Peter Thiel is trying to save the world - lhh
http://www.businessinsider.com/peter-thiel-is-trying-to-save-the-world-2016-12
======
internaut
And in-depth piece from businessinsider?

> In short, he's trying to save the world from apocalypse.

I would call that accurate in two senses. Thiel believes the world faces an
existential threat and that the threat is non-fictional.

I wrote an essay with similar sentiments called "Peter & the Wolfe", where I
described it as a future where the world has Alzheimers. In the fiction book
'The Book of the New Sun' there is a powerful and deeply convincing
realization of what that is like. Unfortunately it is difficult to explain why
without actually reading it. A more analytical understanding can be had from
Joseph Tainter's The Collapse of Complex Societies.

If the West falls, it does not get replaced by a younger empire such as China.
A power vacuum of this scale cannot be filled. What happens is that the whole
world falls into universal stagnation and disrepair which takes down any
incumbents with it. This is not Occidental bias, this has happened before.
This is why the fate of the Roman Empire is so relevant today. When it fell,
it was inhabited by Visgoths and others roleplaying as Romans. It didn't work.
Unable to replicate.

People who claim a thousand years of darkness were anything but that are
pulling the wool over your eyes in favour of faux sophistication. They're
mistaking the periodic local maxima for global maxima because intellectuals
enjoy contrarianism and poking the previous iteration of intellectuals. We
cannot credibly think massive depopulations, people forgetting how to read and
write, the culture retreating to more primitive forms of well, everything, is
something like an alternative lifestyle choice.

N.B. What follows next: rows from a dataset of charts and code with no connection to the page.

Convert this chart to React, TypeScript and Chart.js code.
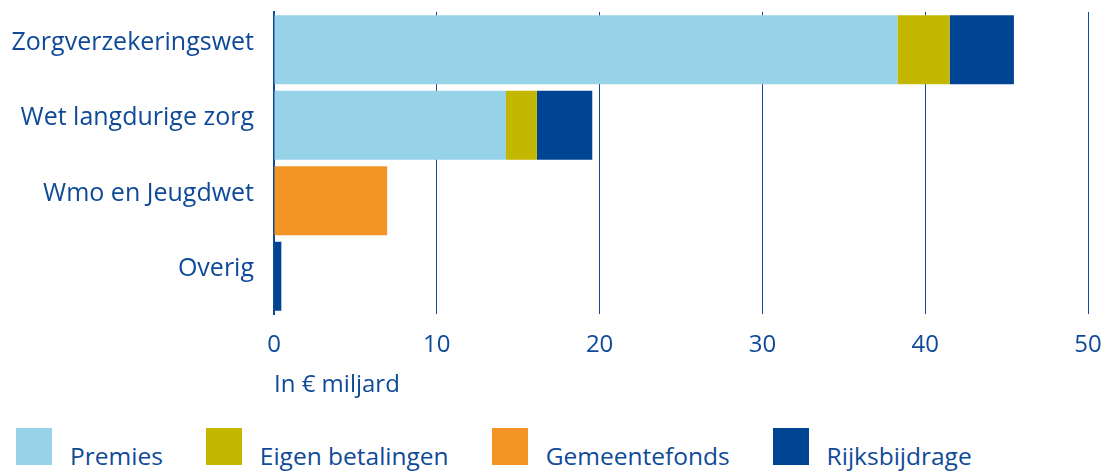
import React, { useEffect, useRef } from "react";
import { Chart, registerables } from "chart.js";

Chart.register(...registerables);

const categories = ["Zorgverzekeringswet", "Wet langdurige zorg", "Wmo en Jeugdwet", "Overig"];
const premies = [38.3, 14.25, 0, 0];
const eigenBetalingen = [3.2, 1.9, 0, 0];
const gemeentefonds = [0, 0, 6.95, 0];
const rijksbijdrage = [3.95, 3.4, 0, 0.45];
const xTicks = [0, 10, 20, 30, 40, 50];

const seriesNames = ["Premies", "Eigen betalingen", "Gemeentefonds", "Rijksbijdrage"];
const seriesColors = ["#96D3E8", "#C3B700", "#F39427", "#004494"];
const TEXT = "#0F4A98";
const FONT = "'Open Sans', sans-serif";

export default function App() {
  const ref = useRef<HTMLCanvasElement | null>(null);

  useEffect(() => {
    document.body.style.margin = "0";
    const values = [premies, eigenBetalingen, gemeentefonds, rijksbijdrage];
    const chart = new Chart(ref.current as HTMLCanvasElement, {
      type: "bar",
      data: {
        labels: categories,
        datasets: seriesNames.map((n, i) => ({
          label: n,
          data: values[i],
          backgroundColor: seriesColors[i],
          borderWidth: 0,
          barPercentage: 0.914,
          categoryPercentage: 1,
        })),
      },
      options: {
        indexAxis: "y",
        animation: false,
        responsive: true,
        maintainAspectRatio: false,
        layout: { padding: { top: 12, right: 18, left: 0, bottom: 0 } },
        plugins: { legend: { display: false }, tooltip: { enabled: false } },
        scales: {
          x: {
            stacked: true,
            min: 0,
            max: 50,
            afterBuildTicks: (s: any) => {
              s.ticks = xTicks.map((v) => ({ value: v }));
            },
            afterFit: (s: any) => {
              s.height = 91;
              s.paddingLeft = 0;
              s.paddingRight = 0;
            },
            grid: { color: "#0F4A98", lineWidth: 1, drawTicks: false },
            border: { display: false },
            ticks: { color: TEXT, font: { family: FONT, size: 24 }, padding: 17 },
            title: {
              display: true,
              text: "In € miljard",
              align: "start",
              color: TEXT,
              font: { family: FONT, size: 24 },
              padding: { top: 0, bottom: 5 },
            },
          },
          y: {
            stacked: true,
            afterFit: (s: any) => {
              s.width = 274;
              s.paddingTop = 0;
              s.paddingBottom = 0;
            },
            grid: { display: false, drawTicks: false },
            border: { display: true, color: "#0F4A98", width: 2 },
            ticks: { color: TEXT, font: { family: FONT, size: 25 }, padding: 20, labelOffset: -7 },
          },
        },
      },
    });
    return () => chart.destroy();
  }, []);

  return (
    <div style={{ position: "relative", width: 1106, height: 473, fontFamily: FONT }}>
      <div style={{ position: "absolute", left: 0, top: 0, width: 1106, height: 405 }}>
        <canvas ref={ref} />
      </div>
      <div style={{ position: "absolute", left: 16, top: 428, display: "flex", alignItems: "flex-end" }}>
        {seriesNames.map((n, i) => (
          <div key={n} style={{ display: "flex", alignItems: "flex-end", marginRight: 43 }}>
            <div style={{ width: 36, height: 37, background: seriesColors[i] }} />
            <span style={{ marginLeft: 18, fontSize: 24.5, color: TEXT, lineHeight: "26px", marginBottom: -4 }}>{n}</span>
          </div>
        ))}
      </div>
    </div>
  );
}
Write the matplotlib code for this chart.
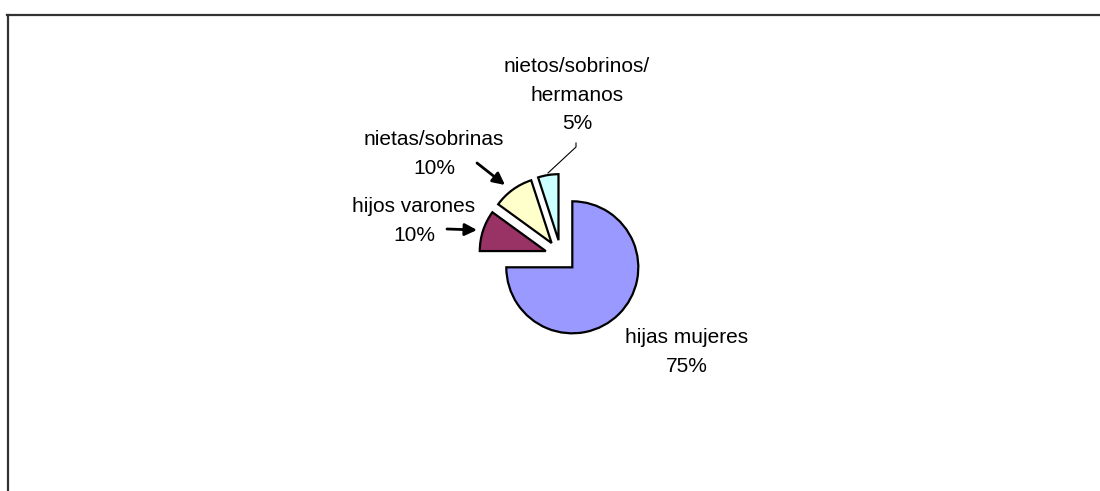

I know a lot of people think this is just crazy. We have the Internet now.
Surely we couldn't simply fall apart like that. But we can. The Roman Empire
built an incredible network of roads and other infrastructure and they still
fell prey to rot and decay. Stagnation is a very weird place to be because
bits start falling off _and nobody really knows why_. And it always starts at
the peripheral, not Washington, not New York, the provinces are the first to
become dysfunctional, places in our world system like Venezuela or South
Africa. They go from bad to very bad and we don't notice because we cannot
tell the difference.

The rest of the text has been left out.